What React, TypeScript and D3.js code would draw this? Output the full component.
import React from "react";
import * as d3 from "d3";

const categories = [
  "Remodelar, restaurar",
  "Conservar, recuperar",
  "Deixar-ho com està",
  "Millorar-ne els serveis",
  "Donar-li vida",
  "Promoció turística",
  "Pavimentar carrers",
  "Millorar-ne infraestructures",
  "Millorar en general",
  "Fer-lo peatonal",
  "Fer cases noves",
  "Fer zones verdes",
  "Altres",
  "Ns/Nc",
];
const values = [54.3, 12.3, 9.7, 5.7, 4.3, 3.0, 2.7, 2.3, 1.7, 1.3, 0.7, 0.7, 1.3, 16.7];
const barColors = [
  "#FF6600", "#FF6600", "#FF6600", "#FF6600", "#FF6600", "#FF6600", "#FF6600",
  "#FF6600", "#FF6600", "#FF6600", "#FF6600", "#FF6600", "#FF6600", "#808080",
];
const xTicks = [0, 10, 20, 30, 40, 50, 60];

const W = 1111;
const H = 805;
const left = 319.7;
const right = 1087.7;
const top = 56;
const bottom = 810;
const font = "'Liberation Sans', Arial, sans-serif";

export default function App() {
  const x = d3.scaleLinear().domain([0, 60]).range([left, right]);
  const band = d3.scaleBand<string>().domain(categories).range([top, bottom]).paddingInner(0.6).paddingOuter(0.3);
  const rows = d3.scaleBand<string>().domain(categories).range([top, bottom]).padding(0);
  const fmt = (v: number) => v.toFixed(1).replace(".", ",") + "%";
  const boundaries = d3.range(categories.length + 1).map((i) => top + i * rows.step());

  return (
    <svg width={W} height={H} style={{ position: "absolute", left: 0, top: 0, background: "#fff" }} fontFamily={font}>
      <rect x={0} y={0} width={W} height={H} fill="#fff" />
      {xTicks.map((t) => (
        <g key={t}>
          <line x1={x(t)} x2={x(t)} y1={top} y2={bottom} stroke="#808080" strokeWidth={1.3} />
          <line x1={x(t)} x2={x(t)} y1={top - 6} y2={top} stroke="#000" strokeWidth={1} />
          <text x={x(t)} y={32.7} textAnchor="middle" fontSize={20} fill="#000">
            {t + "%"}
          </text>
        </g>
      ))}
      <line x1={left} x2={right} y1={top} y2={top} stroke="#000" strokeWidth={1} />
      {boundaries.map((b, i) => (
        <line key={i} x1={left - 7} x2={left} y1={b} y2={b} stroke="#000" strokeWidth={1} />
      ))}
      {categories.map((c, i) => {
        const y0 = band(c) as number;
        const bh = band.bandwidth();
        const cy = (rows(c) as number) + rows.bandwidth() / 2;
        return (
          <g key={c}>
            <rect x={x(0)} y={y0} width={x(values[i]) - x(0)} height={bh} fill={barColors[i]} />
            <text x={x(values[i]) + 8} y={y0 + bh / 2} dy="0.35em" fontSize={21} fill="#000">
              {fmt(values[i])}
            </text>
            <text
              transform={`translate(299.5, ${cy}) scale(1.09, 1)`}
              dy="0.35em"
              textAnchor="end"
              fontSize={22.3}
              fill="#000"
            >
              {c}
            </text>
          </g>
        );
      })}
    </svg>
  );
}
┄┄┄┄┄┄┄┄┄┄
## EXERCISE
Using the data above, reproduce every line exactly.

## ANSWER TO THE EXERCISE
What React, TypeScript and D3.js code would draw this? Output the full component.
import React from "react";
import * as d3 from "d3";

const categories = [
  "Remodelar, restaurar",
  "Conservar, recuperar",
  "Deixar-ho com està",
  "Millorar-ne els serveis",
  "Donar-li vida",
  "Promoció turística",
  "Pavimentar carrers",
  "Millorar-ne infraestructures",
  "Millorar en general",
  "Fer-lo peatonal",
  "Fer cases noves",
  "Fer zones verdes",
  "Altres",
  "Ns/Nc",
];
const values = [54.3, 12.3, 9.7, 5.7, 4.3, 3.0, 2.7, 2.3, 1.7, 1.3, 0.7, 0.7, 1.3, 16.7];
const barColors = [
  "#FF6600", "#FF6600", "#FF6600", "#FF6600", "#FF6600", "#FF6600", "#FF6600",
  "#FF6600", "#FF6600", "#FF6600", "#FF6600", "#FF6600", "#FF6600", "#808080",
];
const xTicks = [0, 10, 20, 30, 40, 50, 60];

const W = 1111;
const H = 805;
const left = 319.7;
const right = 1087.7;
const top = 56;
const bottom = 810;
const font = "'Liberation Sans', Arial, sans-serif";

export default function App() {
  const x = d3.scaleLinear().domain([0, 60]).range([left, right]);
  const band = d3.scaleBand<string>().domain(categories).range([top, bottom]).paddingInner(0.6).paddingOuter(0.3);
  const rows = d3.scaleBand<string>().domain(categories).range([top, bottom]).padding(0);
  const fmt = (v: number) => v.toFixed(1).replace(".", ",") + "%";
  const boundaries = d3.range(categories.length + 1).map((i) => top + i * rows.step());

  return (
    <svg width={W} height={H} style={{ position: "absolute", left: 0, top: 0, background: "#fff" }} fontFamily={font}>
      <rect x={0} y={0} width={W} height={H} fill="#fff" />
      {xTicks.map((t) => (
        <g key={t}>
          <line x1={x(t)} x2={x(t)} y1={top} y2={bottom} stroke="#808080" strokeWidth={1.3} />
          <line x1={x(t)} x2={x(t)} y1={top - 6} y2={top} stroke="#000" strokeWidth={1} />
          <text x={x(t)} y={32.7} textAnchor="middle" fontSize={20} fill="#000">
            {t + "%"}
          </text>
        </g>
      ))}
      <line x1={left} x2={right} y1={top} y2={top} stroke="#000" strokeWidth={1} />
      {boundaries.map((b, i) => (
        <line key={i} x1={left - 7} x2={left} y1={b} y2={b} stroke="#000" strokeWidth={1} />
      ))}
      {categories.map((c, i) => {
        const y0 = band(c) as number;
        const bh = band.bandwidth();
        const cy = (rows(c) as number) + rows.bandwidth() / 2;
        return (
          <g key={c}>
            <rect x={x(0)} y={y0} width={x(values[i]) - x(0)} height={bh} fill={barColors[i]} />
            <text x={x(values[i]) + 8} y={y0 + bh / 2} dy="0.35em" fontSize={21} fill="#000">
              {fmt(values[i])}
            </text>
            <text
              transform={`translate(299.5, ${cy}) scale(1.09, 1)`}
              dy="0.35em"
              textAnchor="end"
              fontSize={22.3}
              fill="#000"
            >
              {c}
            </text>
          </g>
        );
      })}
    </svg>
  );
}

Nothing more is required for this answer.